Die EU ist als Eliten-Union konfiguriert. Sie ist regional fraktioniert, als europäischer Verwaltungs-Föderalismus aufgebaut, hat aber eindeutig eine Zentrum-Peripherie-Struktur. Das erfordert, dass die „nationalen“ politischen Klassen das politische (Verwaltungs-) Handeln der jeweils anderen als rechtens anerkennen. Aber ich habe das Wort „national“ in Anführungszeichen gesetzt. Denn die meisten dieser regionalen Gruppen haben ihren nationalen, d. h. selbstbestimmten Charakter schon verloren. Aber da gibt es eine imperiale Vormacht, die gerade deswegen noch Züge ihres nationalen Charakters und ihrer nationalen Interessen wahren kann, die BRD. Das gibt ihrem Agieren auch mehr Bedeutung als dem anderer Staaten. Andere, wie Belgien, sind so belanglos, dass ihr Handeln nur mehr wenig zählt. Sie sind nur mehr „Bundesländer“.
Und jetzt tritt plötzlich diese ganze Dialektik ans Licht. Spanien, einer der „größeren“ Teile der EU, pocht unversehens auf seine nationalen Rechte als postfranquistischer Staat. In dieser Eigenschaft stellt es Forderungen an die zentrale national-imperiale Macht Deutschland. Und die Berliner Republik glaubt, im Interesse ihrer Dominanz-Stellung, dem nachgeben zu sollen.

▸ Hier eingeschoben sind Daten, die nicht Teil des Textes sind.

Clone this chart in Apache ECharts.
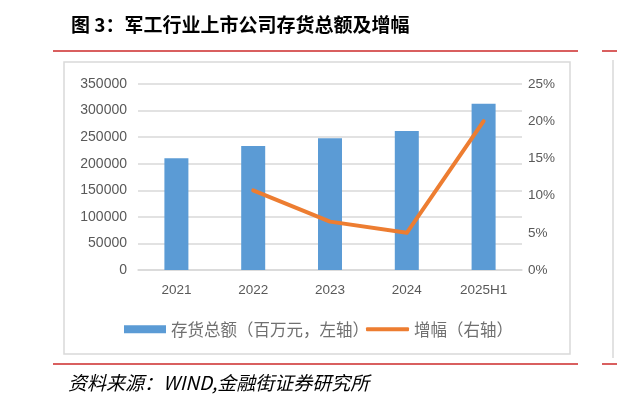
<!DOCTYPE html>
<html>
<head>
<meta charset="utf-8">
<script src="https://cdn.jsdelivr.net/npm/echarts@6/dist/echarts.min.js"></script>
<style>
html,body{margin:0;padding:0;background:#fff;}
#main{width:617px;height:401px;}
</style>
</head>
<body>
<div id="main"></div>
<script>
var categories = ['2021', '2022', '2023', '2024', '2025H1'];
var inventory = [210200, 233400, 247800, 261600, 313000];
var growth = [null, 10.7, 6.5, 5.0, 20.0];
var leftTicks = {min: 0, max: 350000, interval: 50000};
var rightTicks = {min: 0, max: 25, interval: 5};

var cjk = '"Noto Sans CJK SC", sans-serif';
var latin = '"Liberation Sans", Arial, sans-serif';
var legendText = {fontFamily: cjk, fontSize: 16.5, color: '#707070'};

var myChart = echarts.init(document.getElementById('main'));
var option = {
	backgroundColor: '#fff',
	animation: false,
	title: [
		{
			text: '图 3：军工行业上市公司存货总额及增幅',
			left: 66, top: 10,
			textStyle: {fontFamily: cjk, fontSize: 19, fontWeight: 'bold', color: '#000'}
		},
		{
			text: '资料来源：WIND,金融街证券研究所',
			left: 63, top: 368,
			textStyle: {fontFamily: cjk, fontSize: 19, fontStyle: 'italic', fontWeight: 'normal', color: '#000'}
		}
	],
	graphic: [
		{type: 'line', shape: {x1: 53, y1: 51, x2: 578, y2: 51}, style: {stroke: '#cc2a2a', lineWidth: 1.5}},
		{type: 'line', shape: {x1: 53, y1: 364, x2: 578, y2: 364}, style: {stroke: '#cc2a2a', lineWidth: 1.5}},
		{type: 'line', shape: {x1: 602, y1: 51, x2: 617, y2: 51}, style: {stroke: '#cc2a2a', lineWidth: 1.5}},
		{type: 'line', shape: {x1: 602, y1: 364, x2: 617, y2: 364}, style: {stroke: '#cc2a2a', lineWidth: 1.5}},
		{type: 'rect', shape: {x: 64, y: 62, width: 506, height: 292}, style: {fill: 'none', stroke: '#d9d9d9', lineWidth: 1.5}},
		{type: 'line', shape: {x1: 613, y1: 60, x2: 613, y2: 358}, style: {stroke: '#d9d9d9', lineWidth: 1.5}}
	],
	legend: [
		{
			left: 124, top: 321, padding: 0,
			itemWidth: 42, itemHeight: 8, itemGap: 0,
			textStyle: legendText,
			data: [{name: '存货总额（百万元，左轴）', icon: 'rect'}]
		},
		{
			left: 366, top: 321, padding: 0,
			itemWidth: 43, itemHeight: 4, itemGap: 0,
			textStyle: legendText,
			data: [{name: '增幅（右轴）', icon: 'roundRect'}]
		}
	],
	grid: {left: 138, right: 95, top: 84, bottom: 131},
	xAxis: {
		type: 'category',
		data: categories,
		axisTick: {show: false},
		axisLine: {lineStyle: {color: '#d9d9d9', width: 1.5}},
		axisLabel: {fontFamily: latin, fontSize: 13.5, color: '#595959', margin: 13}
	},
	yAxis: [
		{
			type: 'value',
			min: leftTicks.min, max: leftTicks.max, interval: leftTicks.interval,
			axisLine: {show: false}, axisTick: {show: false},
			splitLine: {lineStyle: {color: '#d9d9d9', width: 1.5}},
			axisLabel: {fontFamily: latin, fontSize: 14, color: '#595959', margin: 11,
				formatter: function (v) { return String(v); }}
		},
		{
			type: 'value',
			min: rightTicks.min, max: rightTicks.max, interval: rightTicks.interval,
			axisLine: {show: false}, axisTick: {show: false},
			splitLine: {show: false},
			axisLabel: {fontFamily: latin, fontSize: 13.5, color: '#595959', margin: 6, formatter: '{value}%'}
		}
	],
	series: [
		{
			name: '存货总额（百万元，左轴）',
			type: 'bar',
			data: inventory,
			barWidth: 24,
			itemStyle: {color: '#5b9bd5'}
		},
		{
			name: '增幅（右轴）',
			type: 'line',
			yAxisIndex: 1,
			data: growth,
			symbol: 'none',
			itemStyle: {color: '#ed7d31'},
			lineStyle: {color: '#ed7d31', width: 4, cap: 'round', join: 'round'}
		}
	]
};
myChart.setOption(option);
</script>
</body>
</html>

Die „nationale Frage“ stellt sich plötzlich wieder, wie Ende 19. Jahrhundert. Eine kleine Nation, Katalonien bzw. dessen nach den sonst üblichen Kriterien (Wahlen) legitimierten Sprecher, leisten dem Klein-Imperium Spanien Widerstand. Das Europäische Konzert, jetzt in der staatlichen Form der EU mit Sitz Brüssel und Berlin, entscheidet ohne die Betroffenen, die Katalanen. 1878 berieten die europäischen Großmächte Deutsches Reich, Großbritannien, Frankreich und Russland – der Habsburger Staat war auch dabei – auf dem Berliner Kongress und entschieden über Bulgarien, Rumänien, Serbien und Griechenland, ohne dass diese kleinen Nationen zum Kongress auch nur zugelassen worden wären. Nun entscheiden Deutschland, Frankreich, die Brüsseler Kommission und Spanien über Katalonien und vielleicht auch bald über Schottland nach ihrem Gutdünken.

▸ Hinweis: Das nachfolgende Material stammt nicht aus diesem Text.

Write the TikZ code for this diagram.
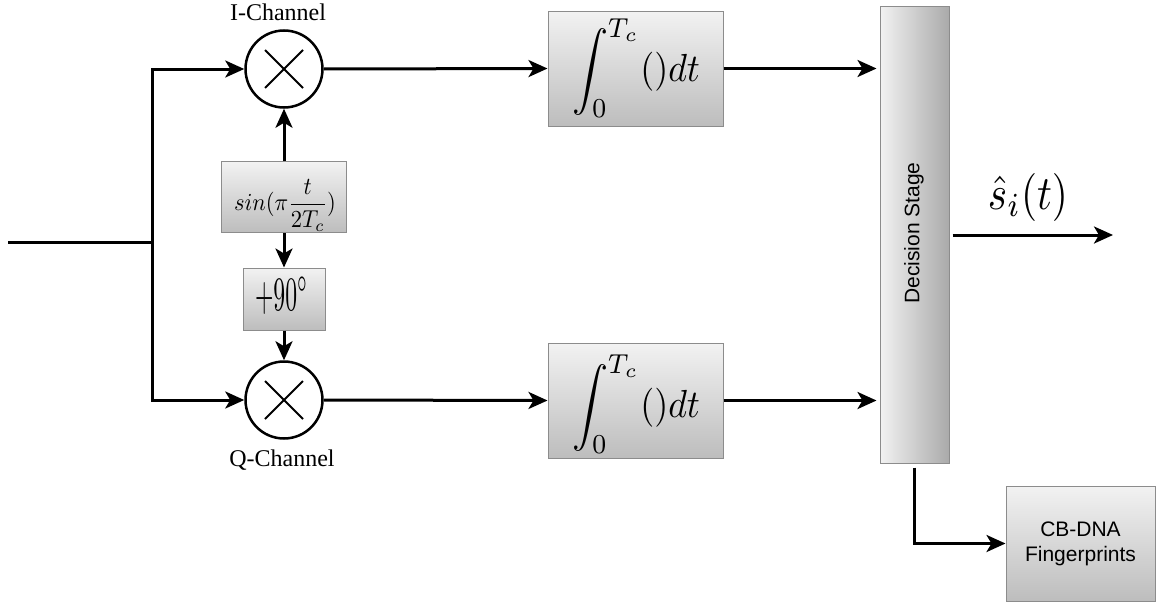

Die bürgerlichen Sprecher der Unabhängigkeits-Bewegung aber glauben noch immer an die EU als Schiedsrichter. Bester Beweis dieser Naivität ist ja doch wohl die Reise Puigdemonts durch die BRD. Dass der spanische Geheimdienst ihr Etzes geben würde, war doch wohl vorherzusehen. Und dass die konservativ-sozialdemokratische Regierung dem nachkommen würde, auch. Wird diese Gruppe von „Unabhängigkeitsbefürwortern“ – unabhängig von wem? Abhängig von wem? – daraus irgendwelche Lehren ziehen?